Не очень хорошо он это сделал: следовало умереть с фейерверком. Очень нужен фейерверк. Надо было умереть, призвав людей на борьбу.
Собственно говоря, только за это у нас к нему были претензии.
— «У нас»?
— У меня и моих друзей. Мертвых. За то, что свою смерть он сделал личным, частным делом.
А мы считали, что умирать надо у всех на глазах, на виду у всего мира.
У нас были разные предложения. Давид говорил, что надо броситься на стену — всем, кто еще остался в гетто, — прорваться на арийскую сторону, сесть на валу Цитадели [10] Цитадель — тюрьма в Варшаве, построенная в 1832–1834 гг. по приказу Николая I, место заключения поляков, участников многочисленных восстаний. С 1963 г. музей.
рядами, один над другим, и ждать, пока гестаповцы с пулеметами не окружат нас и не расстреляют одного за другим, по очереди, ряд за рядом.
Эстер хотела поджечь гетто, чтобы мы все вместе сгорели. «И пусть ветер разнесет наш пепел», — говорила она, и ее слова вовсе не звучали патетически, а просто по-деловому.
Большинство выступало за восстание. Ведь человечество давно решило, что смерть с оружием в руках гораздо красивее, чем без оружия. Мы подчинились этому мнению. Нас в ЖОБе оставалось двести двадцать человек. Можно это назвать восстанием? Речь шла лишь о том, чтобы не дать себя зарезать, когда придут и за нами.
Речь шла лишь о выборе способа умереть.
Это интервью, переведенное на разные языки, глубоко всех возмутило, и пан С., писатель, даже написал ему из США, что вынужден был его защищать. Что опубликовал три пространные статьи, чтобы смягчить возмущение. Одна статья называлась: «Признание последнего командира варшавского гетто».
Он в такой степени развенчал культ величия, что люди писали в газеты отовсюду — по-французски, по-английски, на иврите, на других языках; особенно шокировала история о рыбе.
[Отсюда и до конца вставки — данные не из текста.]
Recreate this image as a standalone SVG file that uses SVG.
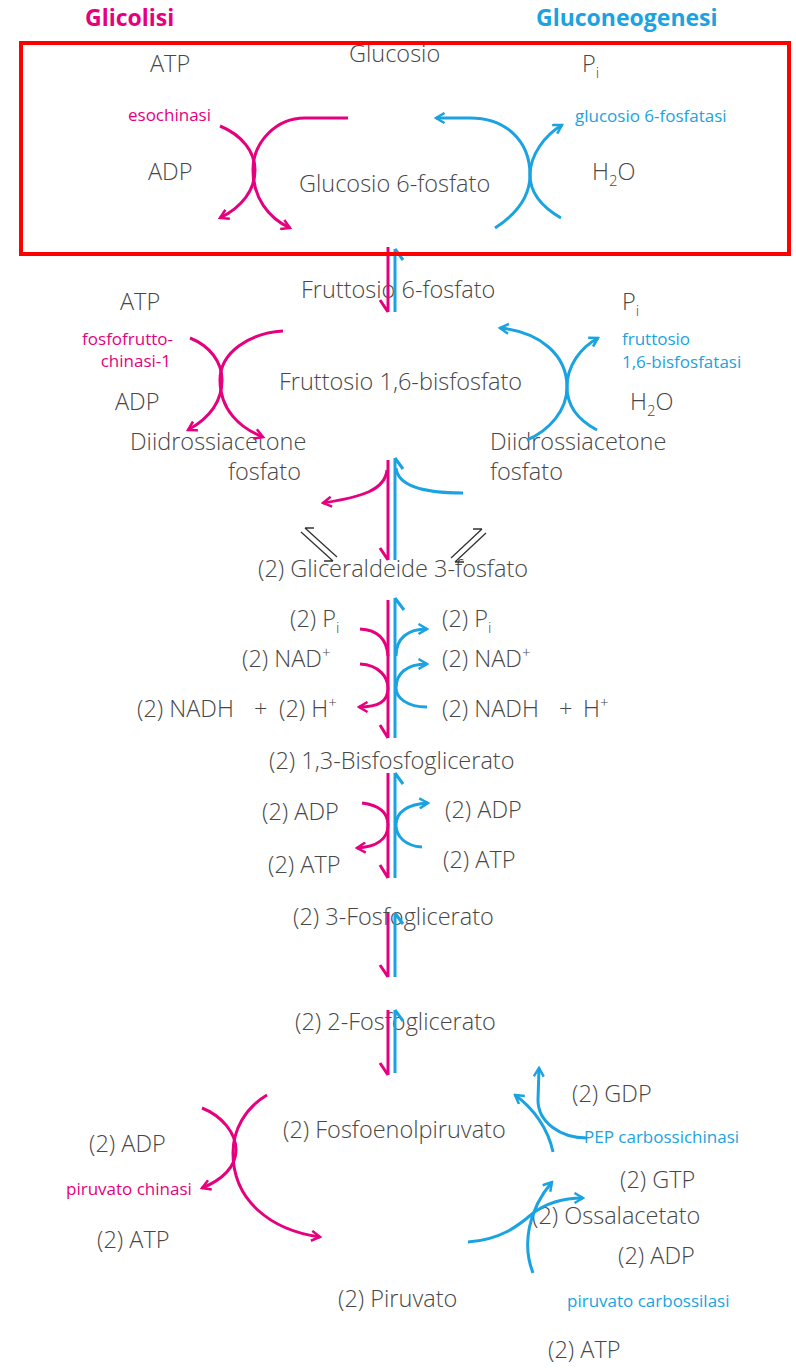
<svg xmlns="http://www.w3.org/2000/svg" width="796" height="1368" viewBox="0 0 796 1368">
<style>
text{font-family:"Open Sans","Noto Sans","Liberation Sans",sans-serif;}
.t{font-size:23.5px;fill:#474747;font-weight:300;}
.m{font-size:17px;fill:#E6007E;}
.c{font-size:17px;fill:#1AA3E0;}
.sub{font-size:15px;}
.title{font-size:23px;font-weight:bold;}
.pm{fill:none;stroke:#E6007E;stroke-width:3;}
.pc{fill:none;stroke:#1AA3E0;stroke-width:3;}
.pk{fill:none;stroke:#333;stroke-width:1.3;}
</style>
<defs>
<marker id="am" viewBox="0 0 12 12" refX="10" refY="6" markerWidth="12" markerHeight="12" markerUnits="userSpaceOnUse" orient="auto">
<path d="M1.5,1 L10,6 L1.5,11" fill="none" stroke="#E6007E" stroke-width="2.5"/>
</marker>
<marker id="ac" viewBox="0 0 12 12" refX="10" refY="6" markerWidth="12" markerHeight="12" markerUnits="userSpaceOnUse" orient="auto">
<path d="M1.5,1 L10,6 L1.5,11" fill="none" stroke="#1AA3E0" stroke-width="2.5"/>
</marker>
</defs>
<rect width="796" height="1368" fill="#fff"/>

<g id="titles">
<text class="title" x="85" y="26" fill="#E6007E">Glicolisi</text>
<text class="title" x="536" y="26" fill="#1AA3E0">Gluconeogenesi</text>
</g>

<g id="n-glucosio"><text class="t" x="349" y="62">Glucosio</text></g>
<g id="n-atp1"><text class="t" x="150" y="72">ATP</text></g>
<g id="n-pi1"><text class="t" x="582" y="72">P<tspan class="sub" dy="6">i</tspan></text></g>
<g id="n-esochinasi"><text class="m" x="128" y="121">esochinasi</text></g>
<g id="n-g6fasi"><text class="c" x="575" y="122">glucosio 6-fosfatasi</text></g>
<g id="n-adp1"><text class="t" x="148" y="180">ADP</text></g>
<g id="n-g6p"><text class="t" x="299" y="192">Glucosio 6-fosfato</text></g>
<g id="n-h2o1"><text class="t" x="592" y="180">H<tspan class="sub" dy="6">2</tspan><tspan dy="-6">O</tspan></text></g>

<g id="n-f6p"><text class="t" x="301" y="298">Fruttosio 6-fosfato</text></g>
<g id="n-atp2"><text class="t" x="120" y="310">ATP</text></g>
<g id="n-pi2"><text class="t" x="622" y="310">P<tspan class="sub" dy="6">i</tspan></text></g>
<g id="n-pfk"><text class="m" x="173" y="345" text-anchor="end">fosfofrutto-</text><text class="m" x="171" y="367" text-anchor="end">chinasi-1</text></g>
<g id="n-fbpasi"><text class="c" x="622" y="345">fruttosio</text><text class="c" x="622" y="368">1,6-bisfosfatasi</text></g>
<g id="n-f16bp"><text class="t" x="279" y="390">Fruttosio 1,6-bisfosfato</text></g>
<g id="n-adp2"><text class="t" x="115" y="410">ADP</text></g>
<g id="n-h2o2"><text class="t" x="630" y="410">H<tspan class="sub" dy="6">2</tspan><tspan dy="-6">O</tspan></text></g>
<g id="n-dhap-l"><text class="t" x="130" y="450">Diidrossiacetone</text><text class="t" x="228" y="480">fosfato</text></g>
<g id="n-dhap-r"><text class="t" x="490" y="450">Diidrossiacetone</text><text class="t" x="490" y="480">fosfato</text></g>

<g id="n-gap"><text class="t" x="258" y="577">(2) Gliceraldeide 3-fosfato</text></g>
<g id="n-pi3l"><text class="t" x="290" y="627">(2) P<tspan class="sub" dy="6">i</tspan></text></g>
<g id="n-pi3r"><text class="t" x="442" y="627">(2) P<tspan class="sub" dy="6">i</tspan></text></g>
<g id="n-nadl"><text class="t" x="242" y="667">(2) NAD<tspan class="sub" dy="-9">+</tspan></text></g>
<g id="n-nadr"><text class="t" x="442" y="667">(2) NAD<tspan class="sub" dy="-9">+</tspan></text></g>
<g id="n-nadhl"><text class="t" x="137" y="717">(2) NADH<tspan x="254">+</tspan><tspan x="279">(2) H</tspan><tspan class="sub" dy="-9">+</tspan></text></g>
<g id="n-nadhr"><text class="t" x="442" y="717">(2) NADH<tspan x="559">+</tspan><tspan x="583">H</tspan><tspan class="sub" dy="-9">+</tspan></text></g>
<g id="n-bpg"><text class="t" x="269" y="769">(2) 1,3-Bisfosfoglicerato</text></g>
<g id="n-adp3l"><text class="t" x="262" y="820">(2) ADP</text></g>
<g id="n-adp3r"><text class="t" x="445" y="818">(2) ADP</text></g>
<g id="n-atp3l"><text class="t" x="268" y="873">(2) ATP</text></g>
<g id="n-atp3r"><text class="t" x="443" y="868">(2) ATP</text></g>
<g id="n-3pg"><text class="t" x="293" y="925">(2) 3-Fosfoglicerato</text></g>
<g id="n-2pg"><text class="t" x="295" y="1030">(2) 2-Fosfoglicerato</text></g>

<g id="n-pep"><text class="t" x="283" y="1138">(2) Fosfoenolpiruvato</text></g>
<g id="n-adp4"><text class="t" x="89" y="1152">(2) ADP</text></g>
<g id="n-pk"><text class="m" x="66" y="1195">piruvato chinasi</text></g>
<g id="n-atp4"><text class="t" x="97" y="1248">(2) ATP</text></g>
<g id="n-gdp"><text class="t" x="572" y="1102">(2) GDP</text></g>
<g id="n-pepck"><text class="c" x="584" y="1143">PEP carbossichinasi</text></g>
<g id="n-gtp"><text class="t" x="620" y="1188">(2) GTP</text></g>
<g id="n-oaa"><text class="t" x="532" y="1224">(2) Ossalacetato</text></g>
<g id="n-adp5"><text class="t" x="618" y="1264">(2) ADP</text></g>
<g id="n-pyr"><text class="t" x="338" y="1307">(2) Piruvato</text></g>
<g id="n-pc"><text class="c" x="567" y="1307">piruvato carbossilasi</text></g>
<g id="n-atp5"><text class="t" x="548" y="1358">(2) ATP</text></g>

<g id="connectors">
<!-- hexokinase / G6Pase -->
<path class="pm" d="M348,118 L305,118 C276,118 253,142 253,170 C253,197 268,218 290,228" marker-end="url(#am)"/>
<path class="pm" d="M220,126 C242,135 255,152 255,170 C255,190 242,207 220,218" marker-end="url(#am)"/>
<path class="pc" d="M495,228 C515,215 530,198 530,175 C530,140 505,118 470,118 L436,118" marker-end="url(#ac)"/>
<path class="pc" d="M561,218 C542,207 530,192 530,175 C530,155 545,135 562,125" marker-end="url(#ac)"/>

<!-- vertical segment 1 -->
<path class="pm" d="M388,247 V312 M388,312 L380,300"/>
<path class="pc" d="M395,249 V312 M395,249 L403,260"/>

<!-- PFK-1 / FBPase -->
<path class="pm" d="M283,331 C250,333 220,352 220,380 C220,410 240,428 263,437" marker-end="url(#am)"/>
<path class="pm" d="M190,338 C210,346 222,362 222,380 C222,404 206,420 188,430" marker-end="url(#am)"/>
<path class="pc" d="M527,440 C550,430 567,410 567,387 C567,355 540,332 500,328" marker-end="url(#ac)"/>
<path class="pc" d="M597,430 C578,420 567,405 567,387 C567,366 580,348 598,338" marker-end="url(#ac)"/>

<!-- vertical segment 2 -->
<path class="pm" d="M388,460 V560 M388,560 L380,548"/>
<path class="pc" d="M395,458 V560 M395,458 L403,469"/>
<path class="pm" d="M387,470 C385,490 362,497 323,503" marker-end="url(#am)"/>
<path class="pc" d="M463,493 C428,493 398,487 396,468"/>

<!-- equilibrium arrows -->
<path class="pk" d="M305,528 L337,557 M305,528 L314,528"/>
<path class="pk" d="M301,532 L333,561 M333,561 L324,561"/>
<path class="pk" d="M482,529 L451,558 M482,529 L473,529"/>
<path class="pk" d="M486,533 L455,562 M455,562 L464,562"/>

<!-- vertical segment 3 (GAPDH) -->
<path class="pm" d="M388,600 V738 M388,738 L380,725"/>
<path class="pc" d="M395,598 V738 M395,598 L404,610"/>
<path class="pm" d="M360,629 C378,630 387,640 388,656"/>
<path class="pm" d="M360,664 C380,665 388,678 388,688 C388,702 378,707 359,707" marker-end="url(#am)"/>
<path class="pc" d="M396,656 C396,638 408,629 427,629" marker-end="url(#ac)"/>
<path class="pc" d="M427,707 C406,707 396,697 396,688 C396,674 406,664 427,664" marker-end="url(#ac)"/>

<!-- vertical segment 4 (PGK) -->
<path class="pm" d="M388,773 V878 M388,878 L380,865"/>
<path class="pc" d="M395,773 V878 M395,773 L403,784"/>
<path class="pm" d="M362,803 C378,805 388,812 388,825 C388,840 375,847 357,848" marker-end="url(#am)"/>
<path class="pc" d="M422,847 C405,846 396,836 396,825 C396,812 408,804 428,803" marker-end="url(#ac)"/>

<!-- vertical segment 5 -->
<path class="pm" d="M388,913 V977 M388,977 L380,965"/>
<path class="pc" d="M395,913 V977 M395,913 L403,924"/>

<!-- vertical segment 6 -->
<path class="pm" d="M388,1010 V1075 M388,1075 L380,1063"/>
<path class="pc" d="M395,1010 V1073 M395,1010 L403,1021"/>

<!-- pyruvate kinase -->
<path class="pm" d="M267,1095 C245,1108 233,1130 233,1153 C233,1200 270,1230 320,1237" marker-end="url(#am)"/>
<path class="pm" d="M202,1108 C222,1116 236,1133 236,1150 C236,1167 222,1180 202,1188" marker-end="url(#am)"/>

<!-- PEP carboxykinase -->
<path class="pc" d="M553,1152 C548,1128 533,1108 515,1095" marker-end="url(#ac)"/>
<path class="pc" d="M587,1138 C560,1138 538,1122 538,1100 L539,1068" marker-end="url(#ac)"/>

<!-- pyruvate carboxylase -->
<path class="pc" d="M468,1242 C500,1240 518,1226 532,1214 C546,1203 563,1198 583,1198" marker-end="url(#ac)"/>
<path class="pc" d="M533,1273 C522,1245 528,1210 552,1182" marker-end="url(#ac)"/>
</g>

<g id="highlight">
<rect x="21" y="43" width="768" height="211" fill="none" stroke="#FF0000" stroke-width="4"/>
</g>
</svg>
О той рыбе, жабры которой Анелевич красил красной краской, чтобы мать могла продавать вчерашний товар.
Анелевич, сын торговки, красивший жабры, — этого еще недоставало! Нелегко было писателю С. Да тут еще один немец из Штуттгарта написал ему милое письмо.
«Уважаемый герр доктор, — писал этот немец (а он во время войны находился на территории гетто как солдат Вермахта), — я видел на улицах тела людей, много тел, прикрытых газетами, помню, как это было ужасно; мы оба с Вами жертвы этой страшной войны; не могли бы Вы написать мне?»
Разумеется, он ответил, что да, ему очень приятно и что он прекрасно понимает чувства молодого немецкого солдата, который впервые увидел тела, прикрытые газетами.
Вся эта история с писателем С. напомнила ему поездку в США в шестьдесят третьем году. Тогда его привезли на встречу с руководителями профсоюзов. Он помнит: стоит стол и за ним сидят человек двадцать. Сосредоточенные, взволнованные лица — профсоюзные деятели тех организаций, которые во время войны давали деньги на оружие для гетто.
Председатель приветствует его, и начинается дискуссия. О памяти. Что такое человеческая память и нужно ли ставить отдельные памятники или целое здание, в общем, такие вот литературные проблемы. Он тогда очень следил за собой, чтобы не ляпнуть чего-нибудь вроде: «А какое значение теперь это все имеет?» Он не имел права огорчить их. «Осторожнее, — повторял он про себя, — смотри, у них уже слезы на глазах. Они давали деньги на оружие, ходили к президенту Рузвельту, чтобы спросить, правда ли все то, что говорят о гетто, — ты должен быть добрым по отношению к ним».
(Это случилось как раз после одного из донесений, составленных «Вацлавом», сразу же после того, как Тося Голиборская выкупила его из гестапо за персидский ковер; донесение в виде микрофильма было доставлено курьером, под пломбой в зубе, и через Лондон попало в США; но они не могли поверить в эти тысячи людей, переработанных на мыло, в тысячи приведенных на Умшлагплац, — вот они и пошли к своему президенту спросить, можно ли серьезно относиться к подобным донесениям.)
И он старался быть приветливым, разрешал им поражаться, говорить о памяти, — но теперь, в интервью, болезненно всех задел: «Можно ли это назвать восстанием?»
Вернемся к рыбе. Во французском переводе, в еженедельнике «L'Express» говорилось не о «рыбе», а о «порции рыбы»: мать Анелевича, еврейская торговка с Сольца, покупала «маленький горшочек с красной краской». Да разве можно к этому относиться серьезно? А Анелевич, который мажет краской жабры, — разве это и есть тот Анелевич?